Further on in Owen v. Taylor, supra, it is held:

"And this court is committed to the rule it will pass on a question of negligence 'only in clear cases,' 'where the question of negligence is free from doubt.' [Citing cases.] . . . . 'All that can be said is that, unless the question of negligence is free from doubt, the court cannot pass upon it as a question of law; that is, if after considering all the evidence and the inferences that may be deduced therefrom the court is in doubt whether reasonable men, in viewing and considering all the evidence, might arrive at different conclusions, then this very doubt determines the question to be one of fact for the jury and not one of law for the court.' "

Ordinarily, whether a driver of an automobile is guilty of gross negligence, giving rise to liability to a guest, is a question of fact for the jury. ( Owen v. Taylor, supra; Goodwin v. Goodwin, supra; Meighan v. Baker, 119 Cal.App. 582, 6 P.2d 1015; Younger v. Gallagher, 145 Ore. 63, 26 P.2d 783; Morris v. Erskine, 124 Neb. 754, 248 N.W. 96; White v. Center, 218 Iowa 1027, 254 N.W. 90; Malone v. Clemow, 111 Cal.App. 13, 295 P. 70; Krause v. Rarity, 210 Cal. 644, 293 Pac. 62, 77 A.L.R. 1327; Miles v. Van Hagen, et al., (Cal.) 128 P.2d 89.)

The statutory law of Nevada, a sister state, in the absence of pleading or proof to the contrary, is presumed to be the same as the statutory law of this state. ( Owen v.
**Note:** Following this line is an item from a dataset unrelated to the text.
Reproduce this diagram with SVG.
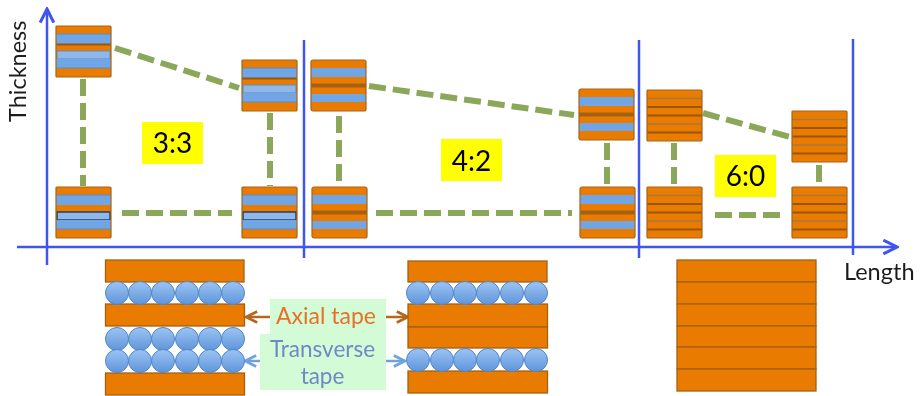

Taylor, supra, and cases cited therein.) Sec. 48-513, subd. b., I.C.A., provides:

"The driver of a vehicle shall not overtake and pass any other vehicle proceeding in the same direction upon the crest of a grade or upon a curve in the highway where the driver's view along the highway is obstructed within a distance of five hundred feet."

Appellant testified that she was within 250 feet of the crest of the hill when she attempted to pass the pick-up truck; therefore, she violated the above statute.

Devereaux v. Blanchard, 174 Wn. 673, 26 P.2d 82, lays down the rule that "Where the driver of an automobile, in attempting to overtake and pass a vehicle going in the same direction, collides with an oncoming car, the question of gross negligence is for the triers of fact." So it may be gross negligence where the driver of an automobile persists in attempting to pass, on a hill, a car ahead, when a third car, approaching from the opposite direction, is clearly observable near at hand; or where the view, along the road in the direction from which such third car might be, and, in fact, is approaching, is obscured; but whether it be so or not, is a question of fact for the jury. ( Cole v. Morse, 85 New Hampshire 214, 155 Atl. 694.)

We feel confident, that when all the evidence is considered, there was sufficient evidence to warrant the trial court in submitting to the jury the question of whether or not appellant was guilty of gross negligence, and in denying appellant's motions for directed verdict and for judgment notwithstanding the verdict.

We have examined the court's instructions and those offered by appellant and refused, and fail to find any prejudicial error urged that would justify a reversal. The judgment is affirmed, and it is so ordered. Costs to respondents.

Givens, C.J., Morgan J., and Porter, D.J., concur.

Ailshie, J., concurs in the conclusion.

Holden, J., deeming himself disqualified, did not participate.